To be an integrated human being is to understand the entire process of one's own consciousness, both the hidden and the open. This is not possible if we give due emphasis to the intellect. We attach great importance to the cultivation of the mind, but inwardly we are insufficient, poor and confused. This living in the intellect is the way of disintegration; for ideas, like beliefs, can never bring people together except in conflicting groups.

As long as we depend on thought as a means of integration, there must be disintegration; and to understand the disintegrating action of thought is to be aware of the ways of the self, the ways of one's own desire. We must be aware of our conditioning and its responses, both collective and personal. It is only when one is fully aware of the activities of the self with its contradictory desires and pursuits, its hopes and fears, that there is a possibility of going beyond the self.

Only love and right thinking will bring about true revolution, the revolution within ourselves. But how are we to have love? Not through the pursuit of the ideal of love, but only when there is no hatred, when there is no greed, when the sense of self, which is the cause of antagonism, comes to an end. A man who is caught up in the pursuits of exploitation, of greed, of envy, can never love.
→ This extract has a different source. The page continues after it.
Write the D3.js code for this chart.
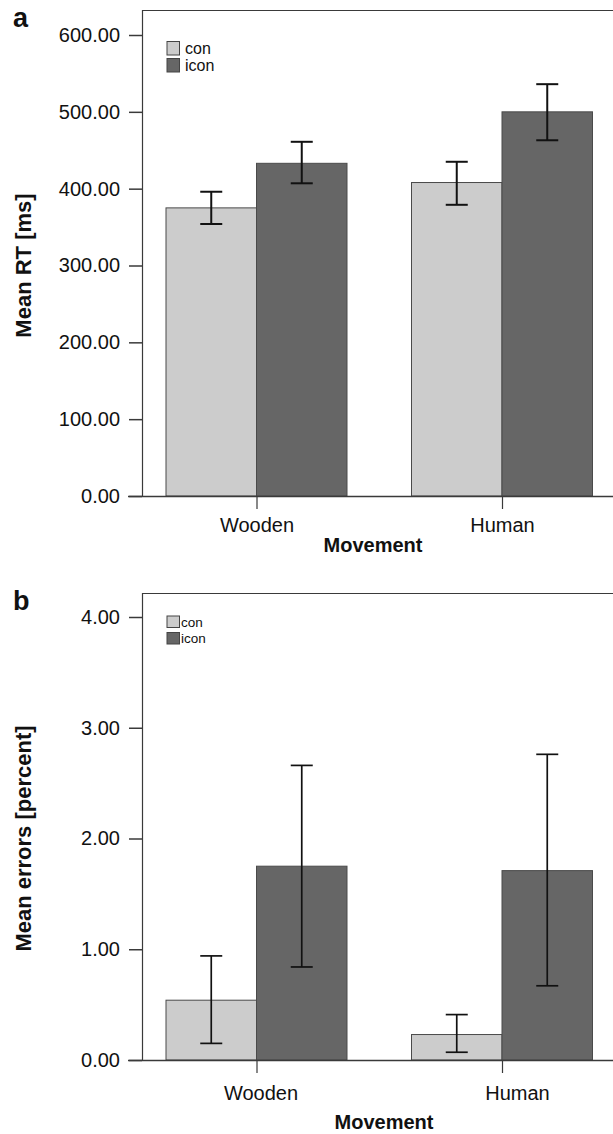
<!DOCTYPE html>
<html>
<head>
<meta charset="UTF-8">
<script src="https://d3js.org/d3.v7.min.js"></script>
<style>
  body { margin: 0; background: #fff; }
  text { font-family: "Liberation Sans", Arial, sans-serif; }
</style>
</head>
<body>
<svg id="chart" width="613" height="1134"></svg>
<script>
// data
const categories = ["Wooden", "Human"];
const series = ["con", "icon"];
const seriesColors = ["#cccccc", "#666666"];

// panel a: mean RT [ms]
const rtCon = [375, 408];
const rtIcon = [433, 500];
const rtConLow = [354, 379];
const rtConHigh = [396, 435];
const rtIconLow = [407, 463];
const rtIconHigh = [461, 536];
const rtTicks = [0, 100, 200, 300, 400, 500, 600];

// panel b: mean errors [percent]
const errCon = [0.54, 0.23];
const errIcon = [1.75, 1.71];
const errConLow = [0.15, 0.07];
const errConHigh = [0.94, 0.41];
const errIconLow = [0.84, 0.67];
const errIconHigh = [2.66, 2.76];
const errTicks = [0, 1, 2, 3, 4];

const svg = d3.select("#chart");
const W = 613;

function rows(con, icon, conLo, conHi, iconLo, iconHi) {
  const out = [];
  categories.forEach((c, i) => {
    out.push({ cat: c, s: "con", v: con[i], lo: conLo[i], hi: conHi[i] });
    out.push({ cat: c, s: "icon", v: icon[i], lo: iconLo[i], hi: iconHi[i] });
  });
  return out;
}

function drawPanel(p) {
  const g = svg.append("g");
  const left = 142;

  const y = d3.scaleLinear()
    .domain([0, p.ticks[p.ticks.length - 1]])
    .range([p.base, p.topTick]);

  const x = d3.scalePoint()
    .domain(categories)
    .range([256.5, 502]);

  const xs = d3.scaleBand()
    .domain(series)
    .range([-90.5, 90.5]);

  const color = d3.scaleOrdinal().domain(series).range(seriesColors);

  // frame
  g.append("path")
    .attr("d", `M${left + 0.5},${p.base}V${p.frameTop + 0.5}H${W}`)
    .attr("fill", "none")
    .attr("stroke", "#3a3a3a")
    .attr("stroke-width", 1.2);

  // bars
  g.selectAll("rect.bar")
    .data(p.data)
    .join("rect")
    .attr("class", "bar")
    .attr("x", d => x(d.cat) + xs(d.s))
    .attr("width", xs.bandwidth())
    .attr("y", d => y(d.v))
    .attr("height", d => y(0) - y(d.v))
    .attr("fill", d => color(d.s))
    .attr("stroke", "#4a4a4a")
    .attr("stroke-width", 1);

  // error bars
  const eb = g.selectAll("g.err")
    .data(p.data)
    .join("g")
    .attr("class", "err")
    .attr("stroke", "#111")
    .attr("stroke-width", p.errWidth);
  const cx = d => x(d.cat) + xs(d.s) + xs.bandwidth() / 2;
  eb.append("line")
    .attr("x1", cx).attr("x2", cx)
    .attr("y1", d => y(d.lo)).attr("y2", d => y(d.hi));
  eb.append("line")
    .attr("x1", d => cx(d) - 11).attr("x2", d => cx(d) + 11)
    .attr("y1", d => y(d.hi)).attr("y2", d => y(d.hi));
  eb.append("line")
    .attr("x1", d => cx(d) - 11).attr("x2", d => cx(d) + 11)
    .attr("y1", d => y(d.lo)).attr("y2", d => y(d.lo));

  // y axis
  const yAxis = d3.axisLeft(y)
    .tickValues(p.ticks)
    .tickFormat(d3.format(".2f"))
    .tickSize(13)
    .tickPadding(9);
  const ya = g.append("g")
    .attr("transform", `translate(${left},0)`)
    .call(yAxis);
  ya.select(".domain").remove();
  ya.selectAll(".tick line").attr("stroke", "#3a3a3a").attr("stroke-width", 1.5);
  ya.selectAll(".tick text")
    .attr("font-size", 20)
    .attr("fill", "#111")
    .style("font-family", "'Liberation Sans', Arial, sans-serif");

  // x axis
  const xAxis = d3.axisBottom(x)
    .tickSize(13)
    .tickPadding(0)
    .tickSizeOuter(0);
  const xa = g.append("g")
    .attr("transform", `translate(0,${p.base})`)
    .call(xAxis);
  xa.select(".domain")
    .attr("d", `M128,0.5H${W}`)
    .attr("stroke", "#3a3a3a")
    .attr("stroke-width", 1.5);
  xa.selectAll(".tick line").attr("stroke", "#3a3a3a").attr("stroke-width", 1.2);
  xa.selectAll(".tick text")
    .attr("font-size", 20)
    .attr("fill", "#111")
    .attr("y", p.catLabelY)
    .attr("dy", 0)
    .attr("dx", (d, i) => p.catShift[i])
    .style("font-family", "'Liberation Sans', Arial, sans-serif");

  // x title
  g.append("text")
    .attr("x", p.xTitleX)
    .attr("y", p.base + p.xTitleY)
    .attr("text-anchor", "middle")
    .attr("font-size", 20)
    .attr("font-weight", "bold")
    .attr("fill", "#111")
    .text("Movement");

  // y title
  g.append("text")
    .attr("transform", `translate(31,${(p.base + p.topTick) / 2}) rotate(-90)`)
    .attr("text-anchor", "middle")
    .attr("font-size", 22)
    .attr("font-weight", "bold")
    .attr("fill", "#111")
    .text(p.yTitle);

  // panel letter
  g.append("text")
    .attr("x", 13)
    .attr("y", p.letterY)
    .attr("font-size", 27)
    .attr("font-weight", "bold")
    .attr("fill", "#111")
    .text(p.letter);

  // legend
  const lg = g.selectAll("g.leg")
    .data(series)
    .join("g")
    .attr("class", "leg")
    .attr("transform", (d, i) => `translate(167,${p.legY + i * p.legStep})`);
  lg.append("rect")
    .attr("width", 12.5)
    .attr("height", p.legBox)
    .attr("fill", d => color(d))
    .attr("stroke", "#444")
    .attr("stroke-width", 1);
  lg.append("text")
    .attr("x", p.legTextX)
    .attr("y", p.legBox - 1)
    .attr("font-size", p.legFont)
    .attr("fill", "#111")
    .text(d => d);
}

drawPanel({
  data: rows(rtCon, rtIcon, rtConLow, rtConHigh, rtIconLow, rtIconHigh),
  ticks: rtTicks,
  base: 496,
  topTick: 35,
  frameTop: 10,
  errWidth: 2,
  catLabelY: 36,
  catShift: [0, 0],
  xTitleX: 373,
  xTitleY: 56,
  yTitle: "Mean RT [ms]",
  letter: "a",
  letterY: 27,
  legY: 41.5,
  legStep: 17,
  legBox: 13.5,
  legFont: 16,
  legTextX: 18
});

drawPanel({
  data: rows(errCon, errIcon, errConLow, errConHigh, errIconLow, errIconHigh),
  ticks: errTicks,
  base: 1060,
  topTick: 617,
  frameTop: 593,
  errWidth: 1.7,
  catLabelY: 40,
  catShift: [4, 15],
  xTitleX: 384,
  xTitleY: 69,
  yTitle: "Mean errors [percent]",
  letter: "b",
  letterY: 610,
  legY: 616,
  legStep: 16.5,
  legBox: 11.5,
  legFont: 13.5,
  legTextX: 14
});
</script>
</body>
</html>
Without love and right thinking, oppression and cruelty will ever be on the increase. The problem of man's antagonism to man can be solved, not by pursuing the ideal of peace, but by understanding the causes of war which lie in our attitude towards life, towards our fellow-beings; and this understanding can come about only through the right kind of education. Without a change of heart, without goodwill, without the inward transformation which is born of self-awareness, there can be no peace, no happiness for men.